--- begin Raw data ---
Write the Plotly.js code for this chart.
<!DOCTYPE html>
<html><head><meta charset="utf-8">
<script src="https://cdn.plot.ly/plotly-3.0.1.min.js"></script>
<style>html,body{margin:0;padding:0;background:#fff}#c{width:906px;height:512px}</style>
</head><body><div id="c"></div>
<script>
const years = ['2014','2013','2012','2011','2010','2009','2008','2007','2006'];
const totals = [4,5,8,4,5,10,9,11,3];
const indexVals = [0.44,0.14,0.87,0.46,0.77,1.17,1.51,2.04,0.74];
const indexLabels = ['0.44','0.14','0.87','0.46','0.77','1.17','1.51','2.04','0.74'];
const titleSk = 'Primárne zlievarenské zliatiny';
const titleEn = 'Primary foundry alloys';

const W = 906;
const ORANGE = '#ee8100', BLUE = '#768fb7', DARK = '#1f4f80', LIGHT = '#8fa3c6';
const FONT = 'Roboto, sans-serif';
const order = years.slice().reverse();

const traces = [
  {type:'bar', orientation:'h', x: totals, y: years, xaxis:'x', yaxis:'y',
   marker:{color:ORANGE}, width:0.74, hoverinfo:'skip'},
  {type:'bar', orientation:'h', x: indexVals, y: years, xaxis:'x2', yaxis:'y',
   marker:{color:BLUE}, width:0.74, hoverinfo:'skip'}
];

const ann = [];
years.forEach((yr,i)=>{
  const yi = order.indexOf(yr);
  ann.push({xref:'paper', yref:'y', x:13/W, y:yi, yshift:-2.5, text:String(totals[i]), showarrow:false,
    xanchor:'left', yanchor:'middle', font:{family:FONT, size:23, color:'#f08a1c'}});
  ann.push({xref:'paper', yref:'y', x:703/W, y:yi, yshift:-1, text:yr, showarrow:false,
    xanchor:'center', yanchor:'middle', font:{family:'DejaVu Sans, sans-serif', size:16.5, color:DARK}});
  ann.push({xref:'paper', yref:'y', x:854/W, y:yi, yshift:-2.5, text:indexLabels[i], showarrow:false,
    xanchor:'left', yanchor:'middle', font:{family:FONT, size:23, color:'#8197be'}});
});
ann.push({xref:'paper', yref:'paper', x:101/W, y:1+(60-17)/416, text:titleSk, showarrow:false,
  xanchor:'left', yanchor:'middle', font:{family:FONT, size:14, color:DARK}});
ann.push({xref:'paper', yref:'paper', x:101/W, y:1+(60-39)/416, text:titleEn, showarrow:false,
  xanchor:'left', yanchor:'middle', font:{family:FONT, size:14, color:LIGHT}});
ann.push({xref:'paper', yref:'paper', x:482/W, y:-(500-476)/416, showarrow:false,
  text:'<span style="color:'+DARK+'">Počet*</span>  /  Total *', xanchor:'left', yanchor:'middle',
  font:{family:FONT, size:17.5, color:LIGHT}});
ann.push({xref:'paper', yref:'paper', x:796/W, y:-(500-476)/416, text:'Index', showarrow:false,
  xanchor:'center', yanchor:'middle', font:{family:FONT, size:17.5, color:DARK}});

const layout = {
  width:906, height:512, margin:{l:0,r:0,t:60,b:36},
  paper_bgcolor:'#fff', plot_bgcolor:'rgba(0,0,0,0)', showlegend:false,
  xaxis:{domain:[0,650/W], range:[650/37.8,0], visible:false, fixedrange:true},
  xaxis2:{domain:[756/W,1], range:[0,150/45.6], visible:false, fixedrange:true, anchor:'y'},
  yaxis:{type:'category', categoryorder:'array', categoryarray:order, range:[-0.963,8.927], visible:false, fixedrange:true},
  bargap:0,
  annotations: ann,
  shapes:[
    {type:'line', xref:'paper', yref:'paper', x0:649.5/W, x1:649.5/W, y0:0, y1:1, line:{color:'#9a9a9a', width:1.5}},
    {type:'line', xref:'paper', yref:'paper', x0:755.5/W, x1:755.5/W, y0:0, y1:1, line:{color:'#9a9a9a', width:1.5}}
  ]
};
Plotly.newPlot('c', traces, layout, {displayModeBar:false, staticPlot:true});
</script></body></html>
--- end Raw data ---
All of the data above should be transcribed exactly.

Reply to the exercise:
Write the Plotly.js code for this chart.
<!DOCTYPE html>
<html><head><meta charset="utf-8">
<script src="https://cdn.plot.ly/plotly-3.0.1.min.js"></script>
<style>html,body{margin:0;padding:0;background:#fff}#c{width:906px;height:512px}</style>
</head><body><div id="c"></div>
<script>
const years = ['2014','2013','2012','2011','2010','2009','2008','2007','2006'];
const totals = [4,5,8,4,5,10,9,11,3];
const indexVals = [0.44,0.14,0.87,0.46,0.77,1.17,1.51,2.04,0.74];
const indexLabels = ['0.44','0.14','0.87','0.46','0.77','1.17','1.51','2.04','0.74'];
const titleSk = 'Primárne zlievarenské zliatiny';
const titleEn = 'Primary foundry alloys';

const W = 906;
const ORANGE = '#ee8100', BLUE = '#768fb7', DARK = '#1f4f80', LIGHT = '#8fa3c6';
const FONT = 'Roboto, sans-serif';
const order = years.slice().reverse();

const traces = [
  {type:'bar', orientation:'h', x: totals, y: years, xaxis:'x', yaxis:'y',
   marker:{color:ORANGE}, width:0.74, hoverinfo:'skip'},
  {type:'bar', orientation:'h', x: indexVals, y: years, xaxis:'x2', yaxis:'y',
   marker:{color:BLUE}, width:0.74, hoverinfo:'skip'}
];

const ann = [];
years.forEach((yr,i)=>{
  const yi = order.indexOf(yr);
  ann.push({xref:'paper', yref:'y', x:13/W, y:yi, yshift:-2.5, text:String(totals[i]), showarrow:false,
    xanchor:'left', yanchor:'middle', font:{family:FONT, size:23, color:'#f08a1c'}});
  ann.push({xref:'paper', yref:'y', x:703/W, y:yi, yshift:-1, text:yr, showarrow:false,
    xanchor:'center', yanchor:'middle', font:{family:'DejaVu Sans, sans-serif', size:16.5, color:DARK}});
  ann.push({xref:'paper', yref:'y', x:854/W, y:yi, yshift:-2.5, text:indexLabels[i], showarrow:false,
    xanchor:'left', yanchor:'middle', font:{family:FONT, size:23, color:'#8197be'}});
});
ann.push({xref:'paper', yref:'paper', x:101/W, y:1+(60-17)/416, text:titleSk, showarrow:false,
  xanchor:'left', yanchor:'middle', font:{family:FONT, size:14, color:DARK}});
ann.push({xref:'paper', yref:'paper', x:101/W, y:1+(60-39)/416, text:titleEn, showarrow:false,
  xanchor:'left', yanchor:'middle', font:{family:FONT, size:14, color:LIGHT}});
ann.push({xref:'paper', yref:'paper', x:482/W, y:-(500-476)/416, showarrow:false,
  text:'<span style="color:'+DARK+'">Počet*</span>  /  Total *', xanchor:'left', yanchor:'middle',
  font:{family:FONT, size:17.5, color:LIGHT}});
ann.push({xref:'paper', yref:'paper', x:796/W, y:-(500-476)/416, text:'Index', showarrow:false,
  xanchor:'center', yanchor:'middle', font:{family:FONT, size:17.5, color:DARK}});

const layout = {
  width:906, height:512, margin:{l:0,r:0,t:60,b:36},
  paper_bgcolor:'#fff', plot_bgcolor:'rgba(0,0,0,0)', showlegend:false,
  xaxis:{domain:[0,650/W], range:[650/37.8,0], visible:false, fixedrange:true},
  xaxis2:{domain:[756/W,1], range:[0,150/45.6], visible:false, fixedrange:true, anchor:'y'},
  yaxis:{type:'category', categoryorder:'array', categoryarray:order, range:[-0.963,8.927], visible:false, fixedrange:true},
  bargap:0,
  annotations: ann,
  shapes:[
    {type:'line', xref:'paper', yref:'paper', x0:649.5/W, x1:649.5/W, y0:0, y1:1, line:{color:'#9a9a9a', width:1.5}},
    {type:'line', xref:'paper', yref:'paper', x0:755.5/W, x1:755.5/W, y0:0, y1:1, line:{color:'#9a9a9a', width:1.5}}
  ]
};
Plotly.newPlot('c', traces, layout, {displayModeBar:false, staticPlot:true});
</script></body></html>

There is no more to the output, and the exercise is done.